--- start of SOURCE EXCERPT ---
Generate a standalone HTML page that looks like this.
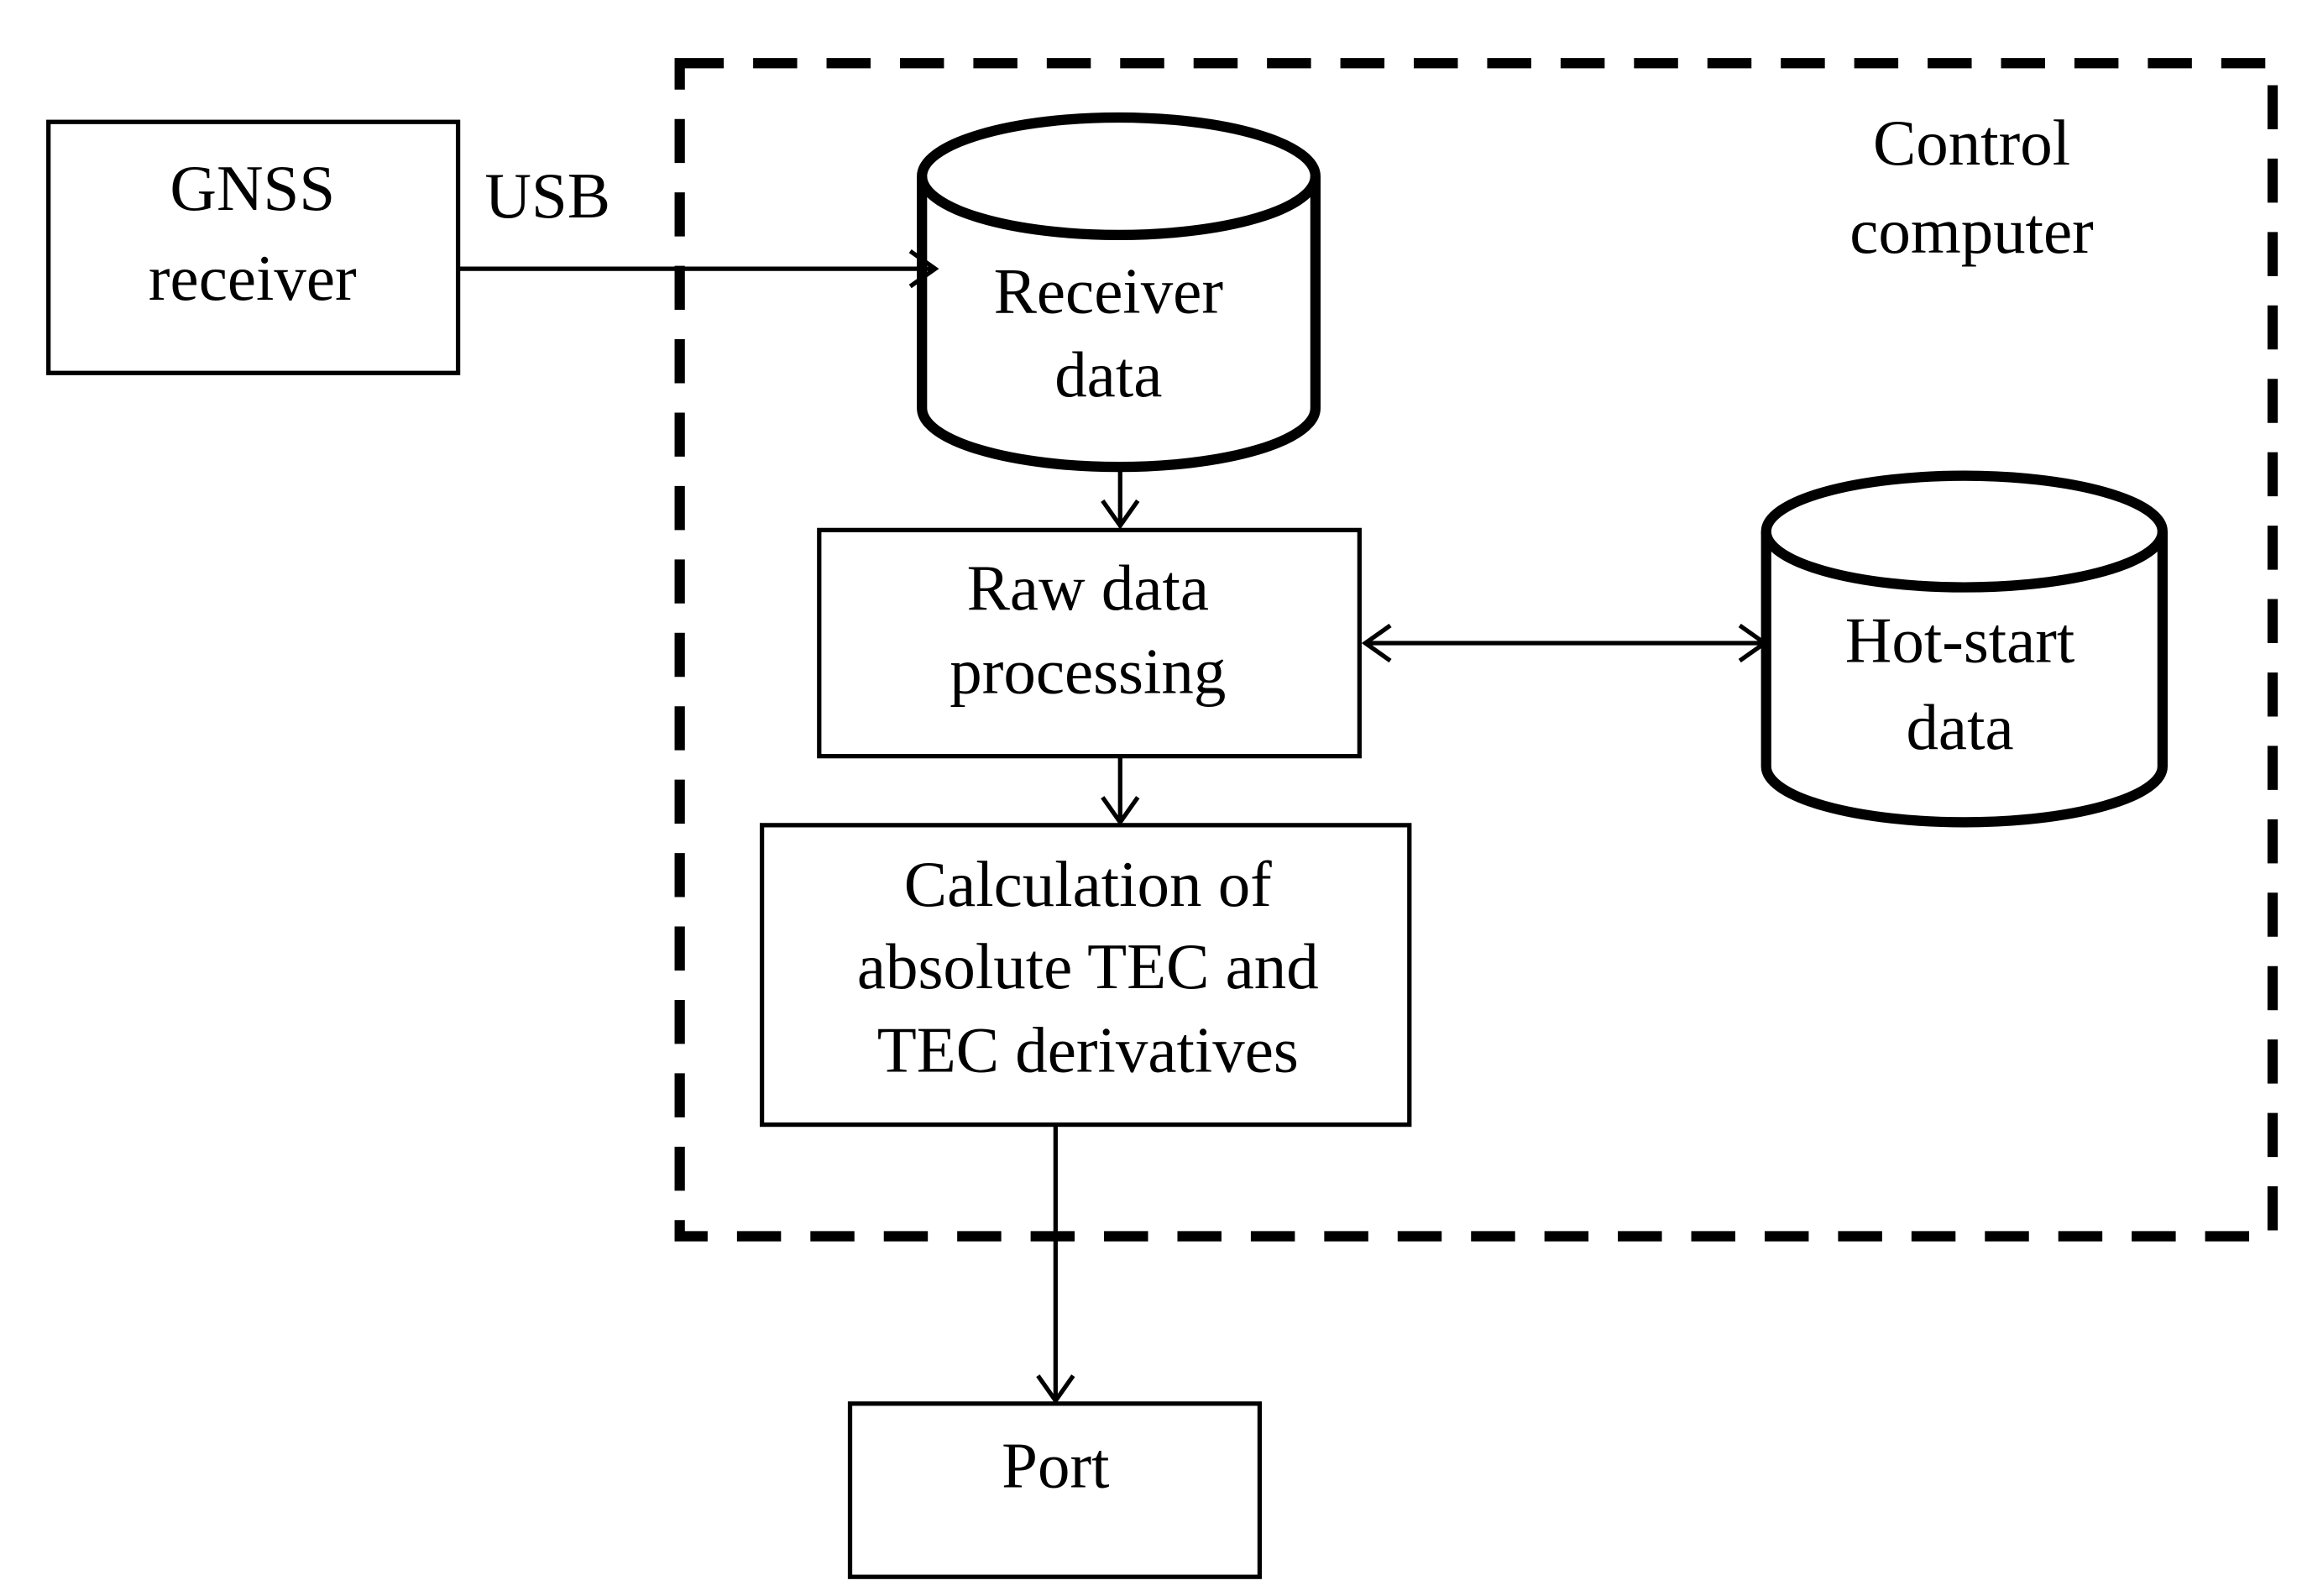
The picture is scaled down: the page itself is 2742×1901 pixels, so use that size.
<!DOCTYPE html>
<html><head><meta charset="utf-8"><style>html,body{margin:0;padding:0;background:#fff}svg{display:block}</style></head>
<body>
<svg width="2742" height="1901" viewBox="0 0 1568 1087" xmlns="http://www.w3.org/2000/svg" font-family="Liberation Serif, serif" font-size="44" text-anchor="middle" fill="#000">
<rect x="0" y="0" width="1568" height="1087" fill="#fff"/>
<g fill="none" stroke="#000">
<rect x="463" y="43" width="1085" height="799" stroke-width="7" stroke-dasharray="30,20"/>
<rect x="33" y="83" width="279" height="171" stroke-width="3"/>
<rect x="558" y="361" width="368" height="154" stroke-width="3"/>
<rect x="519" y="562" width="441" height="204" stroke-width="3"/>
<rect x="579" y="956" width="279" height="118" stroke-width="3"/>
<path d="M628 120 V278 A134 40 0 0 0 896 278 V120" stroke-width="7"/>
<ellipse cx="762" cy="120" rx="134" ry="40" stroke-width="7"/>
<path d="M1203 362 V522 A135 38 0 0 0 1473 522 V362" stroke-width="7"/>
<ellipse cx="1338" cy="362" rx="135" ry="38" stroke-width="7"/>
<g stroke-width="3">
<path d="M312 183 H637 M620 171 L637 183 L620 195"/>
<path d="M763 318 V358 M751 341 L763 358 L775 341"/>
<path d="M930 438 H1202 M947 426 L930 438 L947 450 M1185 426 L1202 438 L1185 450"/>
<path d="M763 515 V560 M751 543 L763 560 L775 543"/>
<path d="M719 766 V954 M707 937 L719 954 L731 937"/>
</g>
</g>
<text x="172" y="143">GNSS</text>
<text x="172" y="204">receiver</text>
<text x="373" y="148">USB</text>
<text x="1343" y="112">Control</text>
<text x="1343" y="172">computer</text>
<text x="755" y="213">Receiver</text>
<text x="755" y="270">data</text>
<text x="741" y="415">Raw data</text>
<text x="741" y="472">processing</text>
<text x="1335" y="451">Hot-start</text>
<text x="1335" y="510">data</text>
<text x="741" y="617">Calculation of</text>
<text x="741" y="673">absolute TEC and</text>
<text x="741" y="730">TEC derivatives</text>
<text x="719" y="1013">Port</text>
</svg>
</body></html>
--- end of SOURCE EXCERPT ---
- **INSTRUCTIONS TO FOLLOW**
Transcribe the full listing above exactly as it stands, minus the pictures.

- **SOLUTION TO THIS EXERCISE**
Generate a standalone HTML page that looks like this.
The picture is scaled down: the page itself is 2742×1901 pixels, so use that size.
<!DOCTYPE html>
<html><head><meta charset="utf-8"><style>html,body{margin:0;padding:0;background:#fff}svg{display:block}</style></head>
<body>
<svg width="2742" height="1901" viewBox="0 0 1568 1087" xmlns="http://www.w3.org/2000/svg" font-family="Liberation Serif, serif" font-size="44" text-anchor="middle" fill="#000">
<rect x="0" y="0" width="1568" height="1087" fill="#fff"/>
<g fill="none" stroke="#000">
<rect x="463" y="43" width="1085" height="799" stroke-width="7" stroke-dasharray="30,20"/>
<rect x="33" y="83" width="279" height="171" stroke-width="3"/>
<rect x="558" y="361" width="368" height="154" stroke-width="3"/>
<rect x="519" y="562" width="441" height="204" stroke-width="3"/>
<rect x="579" y="956" width="279" height="118" stroke-width="3"/>
<path d="M628 120 V278 A134 40 0 0 0 896 278 V120" stroke-width="7"/>
<ellipse cx="762" cy="120" rx="134" ry="40" stroke-width="7"/>
<path d="M1203 362 V522 A135 38 0 0 0 1473 522 V362" stroke-width="7"/>
<ellipse cx="1338" cy="362" rx="135" ry="38" stroke-width="7"/>
<g stroke-width="3">
<path d="M312 183 H637 M620 171 L637 183 L620 195"/>
<path d="M763 318 V358 M751 341 L763 358 L775 341"/>
<path d="M930 438 H1202 M947 426 L930 438 L947 450 M1185 426 L1202 438 L1185 450"/>
<path d="M763 515 V560 M751 543 L763 560 L775 543"/>
<path d="M719 766 V954 M707 937 L719 954 L731 937"/>
</g>
</g>
<text x="172" y="143">GNSS</text>
<text x="172" y="204">receiver</text>
<text x="373" y="148">USB</text>
<text x="1343" y="112">Control</text>
<text x="1343" y="172">computer</text>
<text x="755" y="213">Receiver</text>
<text x="755" y="270">data</text>
<text x="741" y="415">Raw data</text>
<text x="741" y="472">processing</text>
<text x="1335" y="451">Hot-start</text>
<text x="1335" y="510">data</text>
<text x="741" y="617">Calculation of</text>
<text x="741" y="673">absolute TEC and</text>
<text x="741" y="730">TEC derivatives</text>
<text x="719" y="1013">Port</text>
</svg>
</body></html>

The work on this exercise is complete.